Please note: This master’s thesis presentation will take place in DC 3317.
Mohammad Mahdi Abdollahpour, Master’s candidate
David R. Cheriton School of Computer Science
Supervisor: Professor Patrick Lam
In today’s software development landscape, the use of third-party libraries is near-ubiquitous; leveraging third-party libraries can significantly accelerate development, allowing teams to implement complex functionalities without reinventing the wheel. However, one significant cost of reusing code is security vulnerabilities. Vulnerabilities in third-party libraries have allowed attackers to breach databases, conduct identity theft, steal sensitive user data, and launch mass phishing campaigns. Notorious examples of vulnerabilities in libraries from the past few years include log4shell, solarwinds, event-stream, lodash, and equifax.
Existing software composition analysis (SCA) tools track the propagation of vulnerabilities from libraries through dependencies to downstream clients and alert those clients. Due to their design, many existing tools are highly imprecise—they create alerts for clients even when the flagged vulnerabilities are not exploitable.
Library developers occasionally release new versions of their software with refactorings that improve modularity. In this work, we explore the impacts of modularity improvements on vulnerability detection. In addition to generally improving the nonfunctional properties of the code, refactoring also has several security-related beneficial side effects: (1) it improves the precision of existing (fast and stable) SCAs; and (2) it protects from vulnerabilities that are exploitable when the vulnerable code is present and not even reachable, as in gadget chain attacks.

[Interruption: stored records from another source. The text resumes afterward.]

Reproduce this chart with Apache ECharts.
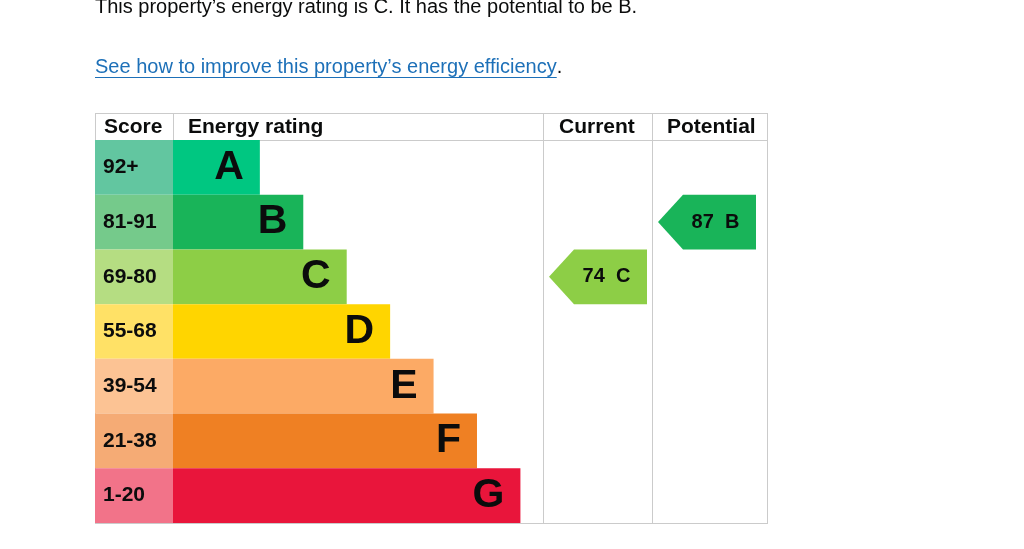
<!DOCTYPE html>
<html><head><meta charset="utf-8">
<script src="https://cdn.jsdelivr.net/npm/echarts@6/dist/echarts.min.js"></script>
<style>html,body{margin:0;padding:0;background:#fff}#c{width:1024px;height:549px}</style>
</head><body><div id="c"></div>
<script>
// ---- data ----
const bands = ['A','B','C','D','E','F','G'];
const scoreRanges = ['92+','81-91','69-80','55-68','39-54','21-38','1-20'];
const barLengths = [2,3,4,5,6,7,8];
const bandColors = ['#00c781','#19b459','#8dce46','#ffd500','#fcaa65','#ef8023','#e9153b'];
const scoreColors = ['#62c6a0','#75ca8b','#b5dd82','#ffe166','#fcc394','#f5ab75','#f27389'];
const headers = ['Score','Energy rating','Current','Potential'];
const ratingScores = [74, 87];
const ratingBands = ['C','B'];
const introText = 'This property\u2019s energy rating is C. It has the potential to be B.';
const linkText = 'See how to improve this property\u2019s energy efficiency';

// ---- layout ----
const FONT = 'Liberation Sans, Arial, sans-serif';
const TOP = 140, H = 383, TABLE_TOP = 113;
const cols = [{x:95,w:78},{x:173,w:370},{x:543,w:109},{x:652,w:115}];
const LINE = '#cbcbcb';

const chart = echarts.init(document.getElementById('c'), null, {renderer:'canvas'});

function measure(text, font){
  const cv = document.createElement('canvas').getContext('2d');
  cv.font = font; return cv.measureText(text).width;
}

const grids = cols.map(c => ({left:c.x, top:TOP, width:c.w, height:H}));
const xMax = [1, 8.52, 1, 1];
const xAxes = cols.map((c,i) => ({type:'value', gridIndex:i, min:0, max:xMax[i], show:false}));
const yAxes = cols.map((c,i) => ({type:'category', gridIndex:i, data:bands, inverse:true, show:false}));

function arrowSeries(k){
  const gi = k + 2;
  return {
    type:'custom', xAxisIndex:gi, yAxisIndex:gi, silent:true,
    data:[[0, ratingBands[k]]],
    renderItem: function(params, api){
      const cs = params.coordSys;
      const c = api.coord([0, api.value(1)]);
      const h = api.size([0,1])[1];
      const left = cs.x + 6, right = left + 98, head = 25;
      const top = c[1] - h/2, bottom = c[1] + h/2;
      const bi = bands.indexOf(ratingBands[k]);
      return {
        type:'group', children:[
          {type:'polygon', shape:{points:[[left,c[1]],[left+head,top],[right,top],[right,bottom],[left+head,bottom]]},
           style:{fill:bandColors[bi]}},
          {type:'text', style:{text: ratingScores[k] + '  ' + ratingBands[k], x:left+57.5, y:c[1],
            align:'center', verticalAlign:'middle', font:'bold 20px ' + FONT, fill:'#0b0c0c'}}
        ]
      };
    }
  };
}

const linkFont = '20px ' + FONT;
const linkW = measure(linkText, linkFont);

const graphics = [
  {type:'text', style:{text:introText, x:95, y:7, font:'20px '+FONT, fill:'#0b0c0c', verticalAlign:'middle'}},
  {type:'text', style:{text:linkText, x:95, y:67.5, font:linkFont, fill:'#1d70b8', verticalAlign:'middle'}},
  {type:'text', style:{text:'.', x:95+linkW, y:67.5, font:linkFont, fill:'#0b0c0c', verticalAlign:'middle'}},
  {type:'line', shape:{x1:95, y1:77.5, x2:95+linkW, y2:77.5}, style:{stroke:'#1d70b8', lineWidth:1}},
];
// header texts
const headerX = [104, 188, 559, 667];
headers.forEach((t,i) => graphics.push({type:'text', style:{text:t, x:headerX[i], y:127, font:'bold 21px '+FONT, fill:'#0b0c0c', verticalAlign:'middle'}}));
// table lines
const R = 767, B = TOP + H;
[[95,TABLE_TOP+0.5,R,TABLE_TOP+0.5],[95,TOP+0.5,R,TOP+0.5],[95,B+0.5,R,B+0.5],
 [95.5,TABLE_TOP,95.5,B],[173.5,TABLE_TOP,173.5,TOP],[543.5,TABLE_TOP,543.5,B],[652.5,TABLE_TOP,652.5,B],[767.5,TABLE_TOP,767.5,B+1]]
 .forEach(l => graphics.push({type:'line', z:-1, shape:{x1:l[0],y1:l[1],x2:l[2],y2:l[3]}, style:{stroke:LINE, lineWidth:1}}));

chart.setOption({
  animation:false,
  grid:grids, xAxis:xAxes, yAxis:yAxes,
  graphic:graphics,
  series:[
    {type:'bar', xAxisIndex:0, yAxisIndex:0, silent:true, barCategoryGap:'0%',
     data: scoreRanges.map((s,i) => ({value:1, itemStyle:{color:scoreColors[i]}})),
     label:{show:true, position:'insideLeft', distance:8, formatter:p => scoreRanges[p.dataIndex],
       fontFamily:FONT, fontSize:21, fontWeight:'bold', color:'#0b0c0c'}},
    {type:'bar', xAxisIndex:1, yAxisIndex:1, silent:true, barCategoryGap:'0%',
     data: barLengths.map((v,i) => ({value:v, itemStyle:{color:bandColors[i]}})),
     label:{show:true, position:'insideRight', distance:16, formatter:p => bands[p.dataIndex],
       fontFamily:FONT, fontSize:41, fontWeight:'bold', color:'#0b0c0c'}},
    arrowSeries(0), arrowSeries(1)
  ]
});
</script></body></html>
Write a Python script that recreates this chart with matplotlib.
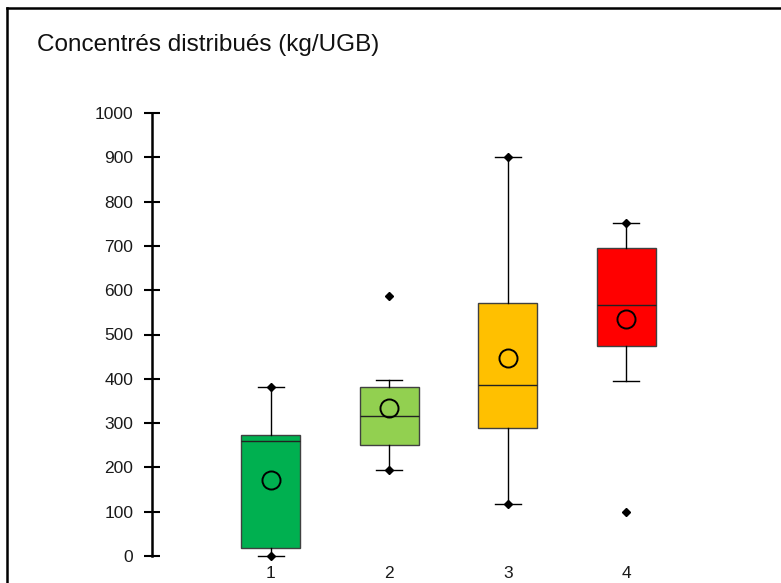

Our primary contribution is thus to quantify, using a novel simulation-based counterfactual vulnerability analysis, two main ways that improved modularity can boost security. We propose a modularization method using a DAG partitioning algorithm, and statically measure properties of systems that we (synthetically) modularize. In our experiments, we find that modularization can improve precision of Software Composition Analysis (SCA) tools to 71%, up from 35%. Furthermore, migrating to modularized libraries results in 78% of clients no longer being vulnerable to attacks referencing inactive dependencies. We further verify that the results of our modularization reflect the structures that are already implicit in the projects (but for which no modularity boundaries are enforced).